Powell’s speech a week ago, although it did not generate a strong market reaction, did change risk sentiment amongst traders. Today’s NFP publication could put the dollar back into a long-term down-trend or revive interest in it.
In August, technical analysis was increasingly pointing to a break of the last-year downtrend and an upward breakthrough from consolidation.
But it seems that now is the case that the fundamentals have been stronger. While Powell’s speech did not cause any turbulence in the markets, central bankers have perfectly learned to speak boring but shift the emphasis in the direction they want.
In the outgoing week, we have seen a return of outperformance in risk assets, with the high-tech Nasdaq leading among US equity indices and high-yield securities in bonds.
Buoyed by assurances that the Fed will not rush to raise rates and is not concerned about inflation, news slightly higher than expected did not cause a pull into the dollar and a reassessment of rate expectations.
On average, market analysts expect the official report to show employment growth of 750k in August compared to 943k the month before. A violent dollar reaction is only to be expected if robust labour market indicators above 1 million are released.
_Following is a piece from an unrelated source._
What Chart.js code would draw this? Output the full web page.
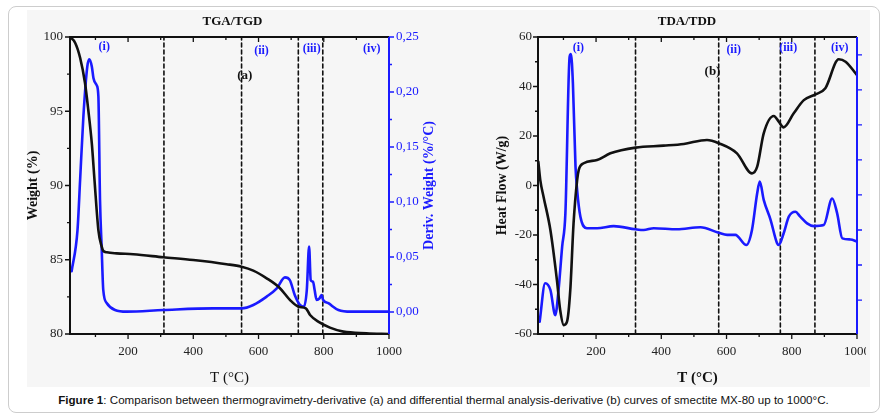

Such an outcome would sharply increase the chances that later this September, the Fed will start tapering QE with a potentially high speed. Moreover, a rate hike in the middle of next year again becomes a realistic scenario.
However, early labour market indicators, from ADP and ISM employment components to weekly jobless claims, are setting up more modest expectations of 400-700K job growth, which promises to be bad news for the dollar, confirming the downtrend towards major competitors, most of which are taking a more hawkish approach to fight inflation.